The problem is that Nancy, as played by Riseborough, is impossible to read. She’s almost too convincing in her emotional flatness. She’s completely opaque, so we’re never sure what game she’s playing, or if it’s a game, or if she’s just genuinely damaged — or, who knows, maybe she actually is the missing Brooke, all grown up and worn down. I imagine Riseborough is playing the role as Choe asked her to. But there’s one obstacle she really can’t overcome. Nancy’s hair is a bizarre, black-dyed haystack, a badly chosen wig that’s probably the worst design choice I’ve seen in a movie in a couple of years. Every time Nancy enters a room, it felt like the start of an SNL skit featuring a bizarre, cartoonish character. 

The movie is heartfelt and always interesting, if never really convincing. If you find its central idea intriguing, let me direct you to a better movie, 2012’s The Imposter. It’s about a Spanish man who masquerades as the long-missing child of a Texas family, now 16. And they believe him, though he doesn’t look a thing like the missing kid; his eyes are even a different color. It’s insane. And it’s a documentary. 
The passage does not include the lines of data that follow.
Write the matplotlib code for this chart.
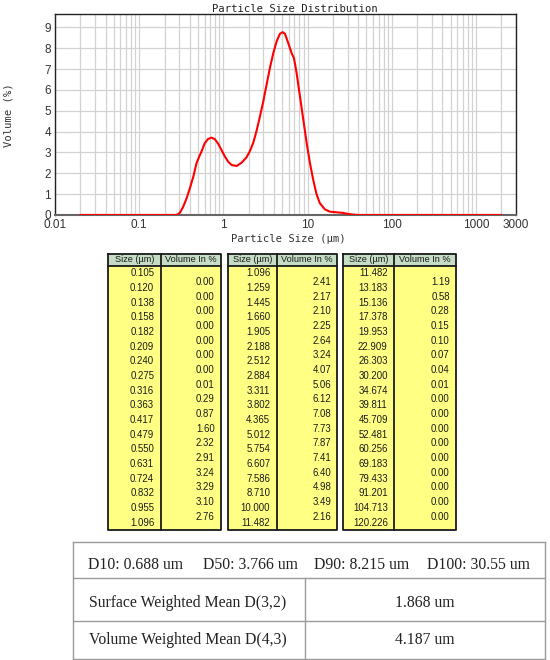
import matplotlib
matplotlib.use('Agg')
import matplotlib.pyplot as plt
from matplotlib.ticker import FixedLocator, NullFormatter
from matplotlib.patches import Rectangle

# curve (size in um, volume in %)
curve_size = [0.02, 0.28, 0.305, 0.334, 0.366, 0.40, 0.44, 0.48, 0.52, 0.55,
              0.60, 0.66, 0.725, 0.795, 0.87, 0.95, 1.045, 1.14, 1.25, 1.44,
              1.65, 1.89, 2.07, 2.27, 2.48, 2.72, 2.98, 3.26, 3.57, 3.92,
              4.29, 4.70, 5.06, 5.40, 5.91, 6.48, 6.91, 7.43, 8.14, 8.92,
              9.78, 10.7, 11.7, 12.8, 14.0, 16.1, 18.4, 22.1, 26.5, 30.4,
              34.9, 40, 2000]
curve_vol = [0, 0, 0.11, 0.40, 0.80, 1.28, 1.84, 2.48, 2.83, 3.04,
             3.44, 3.65, 3.71, 3.63, 3.41, 3.12, 2.80, 2.56, 2.40, 2.35,
             2.51, 2.77, 3.07, 3.47, 4.03, 4.72, 5.44, 6.24, 7.04, 7.76,
             8.32, 8.69, 8.77, 8.69, 8.24, 7.76, 7.52, 6.80, 5.68, 4.56,
             3.44, 2.48, 1.68, 1.00, 0.57, 0.27, 0.16, 0.13, 0.10, 0.05,
             0.02, 0, 0]

tick_vals = [0.01, 0.1, 1, 10, 100, 1000, 3000]
tick_labels = ['0.01', '0.1', '1', '10', '100', '1000', '3000']

sizes1 = [0.105, 0.120, 0.138, 0.158, 0.182, 0.209, 0.240, 0.275, 0.316,
          0.363, 0.417, 0.479, 0.550, 0.631, 0.724, 0.832, 0.955, 1.096]
vols1 = [0.00, 0.00, 0.00, 0.00, 0.00, 0.00, 0.00, 0.01, 0.29,
         0.87, 1.60, 2.32, 2.91, 3.24, 3.29, 3.10, 2.76]
sizes2 = [1.096, 1.259, 1.445, 1.660, 1.905, 2.188, 2.512, 2.884, 3.311,
          3.802, 4.365, 5.012, 5.754, 6.607, 7.586, 8.710, 10.000, 11.482]
vols2 = [2.41, 2.17, 2.10, 2.25, 2.64, 3.24, 4.07, 5.06, 6.12,
         7.08, 7.73, 7.87, 7.41, 6.40, 4.98, 3.49, 2.16]
sizes3 = [11.482, 13.183, 15.136, 17.378, 19.953, 22.909, 26.303, 30.200, 34.674,
          39.811, 45.709, 52.481, 60.256, 69.183, 79.433, 91.201, 104.713, 120.226]
vols3 = [1.19, 0.58, 0.28, 0.15, 0.10, 0.07, 0.04, 0.01, 0.00,
         0.00, 0.00, 0.00, 0.00, 0.00, 0.00, 0.00, 0.00]

d_labels = ['D10', 'D50', 'D90', 'D100']
d_values = ['0.688', '3.766', '8.215', '30.55']
mean_labels = ['Surface Weighted Mean D(3,2)', 'Volume Weighted Mean D(4,3)']
mean_values = ['1.868', '4.187']

W, H = 550, 660
fig = plt.figure(figsize=(5.5, 6.6), dpi=100)

# ---- chart ----
ax = fig.add_axes([55 / W, 1 - 215 / H, 461 / W, 201 / H])
ax.plot(curve_size, curve_vol, color='red', lw=1.5, zorder=3,
        solid_joinstyle='round')
ax.set_xscale('log')
ax.set_xlim(0.01, 3000)
ax.set_ylim(0, 9.64)
ax.set_xticks(tick_vals)
ax.set_xticklabels(tick_labels)
minor = [m * 10.0 ** e for e in range(-2, 4) for m in range(2, 10)
         if m * 10.0 ** e < 3000]
ax.xaxis.set_minor_locator(FixedLocator(minor))
ax.xaxis.set_minor_formatter(NullFormatter())
ax.set_yticks(range(10))
ax.grid(True, which='both', axis='x', color='#d2d2d2', lw=0.9)
ax.grid(True, which='major', axis='y', color='#d2d2d2', lw=0.9)
ax.set_axisbelow(True)
ax.tick_params(which='both', length=0, labelsize=8.5, labelcolor='#333333', pad=3)
for lab in ax.get_xticklabels() + ax.get_yticklabels():
    lab.set_family('Liberation Sans')
for side in ['top', 'right', 'left']:
    ax.spines[side].set_color('#222222')
    ax.spines[side].set_linewidth(1.0)
ax.spines['bottom'].set_color('#666666')
ax.spines['bottom'].set_linewidth(1.5)

mono = 'DejaVu Sans Mono'
fig.text(295 / W, 1 - 8.5 / H, 'Particle Size Distribution', ha='center',
         va='center', family=mono, size=7.6, color='#222222')
fig.text(9 / W, 1 - 115 / H, 'Volume (%)', ha='center', va='center',
         rotation=90, family=mono, size=7.6, color='#333333')
fig.text(288 / W, 1 - 239 / H, 'Particle Size (µm)', ha='center',
         va='center', family=mono, size=7.6, color='#333333')

# ---- tables (drawn in pixel coords) ----
tax = fig.add_axes([0, 0, 1, 1])
tax.set_xlim(0, W)
tax.set_ylim(H, 0)
tax.axis('off')

head_top, head_bot, body_bot = 253.5, 266, 530
head_col = '#c5dcc5'
yellow = '#ffff84'
narrow = 'Liberation Sans'
fs = 6.9


def yellow_table(x0, xd, x1, sizes, vols):
    tax.add_patch(Rectangle((x0, head_top), x1 - x0, head_bot - head_top,
                            fc=head_col, ec='none'))
    tax.add_patch(Rectangle((x0, head_bot), x1 - x0, body_bot - head_bot,
                            fc=yellow, ec='none'))
    kw = dict(color='#1a1a1a', lw=1.3, solid_capstyle='projecting')
    tax.plot([x0, x1, x1, x0, x0],
             [head_top, head_top, body_bot, body_bot, head_top], **kw)
    tax.plot([x0, x1], [head_bot, head_bot], **kw)
    tax.plot([xd, xd], [head_top, body_bot], **kw)
    hy = (head_top + head_bot) / 2
    tax.text((x0 + xd) / 2, hy, 'Size (µm)', ha='center', va='center',
             family=narrow, size=fs - 0.3, color='#1a1a1a')
    tax.text((xd + x1) / 2, hy, 'Volume In %', ha='center', va='center',
             family=narrow, size=fs - 0.3, color='#1a1a1a')
    rh = (body_bot - head_bot) / 18
    for i, s in enumerate(sizes):
        tax.text(xd - 6.5, head_bot + (i + 0.5) * rh, f'{s:.3f}', ha='right',
                 va='center', family=narrow, size=fs, color='#1a1a1a')
    for j, v in enumerate(vols):
        tax.text(x1 - 6, head_bot + (j + 1.1) * rh, f'{v:.2f}', ha='right',
                 va='center', family=narrow, size=fs, color='#1a1a1a')


yellow_table(108.3, 160.7, 220.7, sizes1, vols1)
yellow_table(228.3, 276.7, 337.3, sizes2, vols2)
yellow_table(343.3, 394.3, 455.7, sizes3, vols3)

# summary table
bx0, bx1, bdiv = 73, 545, 305
rows_y = [542, 578, 621, 659]
gkw = dict(color='#9a9a9a', lw=1.0)
for y in rows_y:
    tax.plot([bx0, bx1], [y, y], **gkw)
tax.plot([bx0, bx0], [rows_y[0], rows_y[-1]], **gkw)
tax.plot([bx1, bx1], [rows_y[0], rows_y[-1]], **gkw)
tax.plot([bdiv, bdiv], [rows_y[1], rows_y[-1]], **gkw)

serif = 'Liberation Serif'
d_x = [135, 250, 362, 478]
for x, lab, val in zip(d_x, d_labels, d_values):
    tax.text(x, 565, f'{lab}: {val} um', ha='center', va='center',
             family=serif, size=11.3, color='#222222')
for y, lab, val in zip([603, 640], mean_labels, mean_values):
    tax.text(188, y, lab, ha='center', va='center', family=serif, size=11.3,
             color='#222222')
    tax.text(425, y, f'{val} um', ha='center', va='center', family=serif,
             size=11.3, color='#222222')

fig.savefig('out.png', dpi=100)
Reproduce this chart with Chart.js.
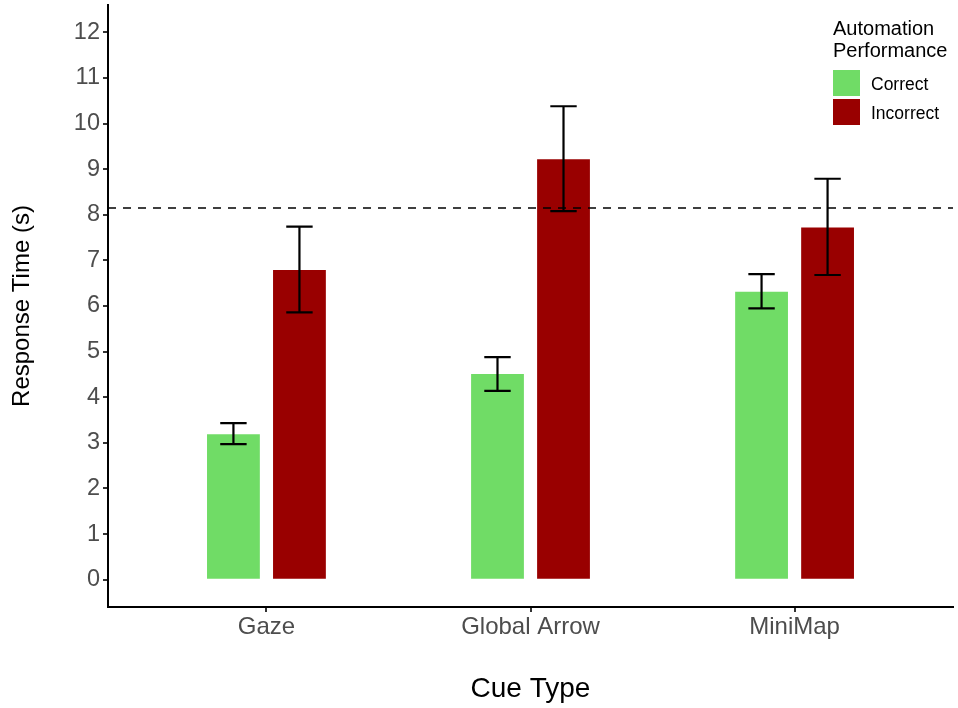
<!DOCTYPE html>
<html>
<head>
<meta charset="utf-8">
<script src="https://cdn.jsdelivr.net/npm/chart.js@4"></script>
<style>
  body { margin: 0; background: #fff; }
  #wrap { width: 958px; height: 708px; position: relative; }
</style>
</head>
<body>
<div id="wrap"><canvas id="myChart"></canvas></div>
<script>
const cues = ["Gaze", "Global Arrow", "MiniMap"];
const correctMean = [3.19, 4.51, 6.31];
const correctLow = [2.97, 4.14, 5.95];
const correctHigh = [3.43, 4.88, 6.70];
const incorrectMean = [6.79, 9.22, 7.72];
const incorrectLow = [5.86, 8.08, 6.68];
const incorrectHigh = [7.74, 10.38, 8.79];
const refLine = 8.15;
const yTicks = [0, 1, 2, 3, 4, 5, 6, 7, 8, 9, 10, 11, 12];

const green = "rgb(112, 220, 102)";
const darkRed = "#990000";
const tickGrey = "#4d4d4d";

Chart.defaults.font.family = "'Liberation Sans', Arial, sans-serif";

// error bars + dashed reference line
const errorBars = {
  id: "errorBars",
  afterDatasetsDraw(chart) {
    const ctx = chart.ctx;
    const y = chart.scales.y;
    const area = chart.chartArea;

    ctx.save();
    ctx.strokeStyle = "#000";
    ctx.lineWidth = 1.5;
    ctx.setLineDash([8, 7]);
    const ry = y.getPixelForValue(refLine);
    ctx.beginPath();
    ctx.moveTo(area.left, ry);
    ctx.lineTo(area.right, ry);
    ctx.stroke();
    ctx.setLineDash([]);

    ctx.lineWidth = 2.2;
    chart.data.datasets.forEach((ds, di) => {
      const meta = chart.getDatasetMeta(di);
      meta.data.forEach((bar, i) => {
        const lo = y.getPixelForValue(ds.errLow[i]);
        const hi = y.getPixelForValue(ds.errHigh[i]);
        const half = bar.width / 4;
        ctx.beginPath();
        ctx.moveTo(bar.x, lo);
        ctx.lineTo(bar.x, hi);
        ctx.moveTo(bar.x - half, lo);
        ctx.lineTo(bar.x + half, lo);
        ctx.moveTo(bar.x - half, hi);
        ctx.lineTo(bar.x + half, hi);
        ctx.stroke();
      });
    });
    ctx.restore();
  }
};

// ggplot style legend at top right
const sideLegend = {
  id: "sideLegend",
  afterDraw(chart) {
    const ctx = chart.ctx;
    ctx.save();
    ctx.fillStyle = "#000";
    ctx.textAlign = "left";
    ctx.textBaseline = "alphabetic";
    ctx.font = "20px 'Liberation Sans', Arial, sans-serif";
    ctx.fillText("Automation", 833, 35);
    ctx.fillText("Performance", 833, 56.5);
    ctx.font = "17.5px 'Liberation Sans', Arial, sans-serif";
    chart.data.datasets.forEach((ds, i) => {
      const top = 70 + i * 29;
      ctx.fillStyle = ds.backgroundColor;
      ctx.fillRect(833, top, 27, 26);
      ctx.fillStyle = "#000";
      ctx.fillText(ds.label, 871, top + 20);
    });
    ctx.restore();
  }
};

const data = {
  datasets: [
    {
      label: "Correct",
      data: cues.map((c, i) => ({ x: i, y: correctMean[i] })),
      errLow: correctLow,
      errHigh: correctHigh,
      backgroundColor: green,
      borderWidth: 0
    },
    {
      label: "Incorrect",
      data: cues.map((c, i) => ({ x: i, y: incorrectMean[i] })),
      errLow: incorrectLow,
      errHigh: incorrectHigh,
      backgroundColor: darkRed,
      borderWidth: 0
    }
  ]
};

const config = {
  type: "bar",
  data,
  options: {
    responsive: true,
    maintainAspectRatio: false,
    animation: false,
    categoryPercentage: 0.5,
    barPercentage: 0.8,
    layout: { padding: { left: 0, right: 5, top: 5, bottom: 0 } },
    plugins: {
      legend: { display: false },
      tooltip: { enabled: false }
    },
    scales: {
      x: {
        type: "linear",
        min: -0.6,
        max: 2.6,
        offset: false,
        afterBuildTicks: (scale) => { scale.ticks = cues.map((c, i) => ({ value: i })); },
        afterFit: (scale) => { scale.height = 101; },
        ticks: {
          callback: (v) => cues[v],
          color: tickGrey,
          font: { size: 24 },
          padding: 1,
          maxRotation: 0,
          autoSkip: false
        },
        grid: { drawOnChartArea: false, offset: false, tickLength: 5, color: "#333", lineWidth: 2 },
        border: { color: "#000", width: 2 },
        title: {
          display: true,
          text: "Cue Type",
          color: "#000",
          font: { size: 28 },
          padding: { top: 0, bottom: 2 }
        }
      },
      y: {
        min: -0.6,
        max: 12.6,
        afterBuildTicks: (scale) => { scale.ticks = yTicks.map(v => ({ value: v })); },
        afterFit: (scale) => {
          scale.width = 108;
          scale.paddingTop = 0;
          scale.paddingBottom = 0;
        },
        ticks: {
          color: tickGrey,
          font: { size: 23.5 },
          padding: 3
        },
        grid: { drawOnChartArea: false, tickLength: 5, color: "#333", lineWidth: 2 },
        border: { color: "#000", width: 2 },
        title: {
          display: true,
          text: "Response Time (s)",
          color: "#000",
          font: { size: 24 },
          padding: { top: 8, bottom: 0 }
        }
      }
    }
  },
  plugins: [errorBars, sideLegend]
};

const myChart = new Chart(document.getElementById("myChart"), config);
</script>
</body>
</html>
Hearts Beat Loud. With Nick Offerman, Kiersey Clemons, Toni Collette. Directed and cowritten by Brett Haley. Rated PG-13. 97 minutes. At Landmark Midtown Art Cinema, AMC Phipps Plaza, Springs Cinema & Taphouse.

Nancy. With Andrea Riseborough, Steve Buscemi, J. Smith-Cameron, Ann Dowd. Written and directed by Christina Choe. Unrated. 87 minutes. At Landmark Midtown Art Cinema.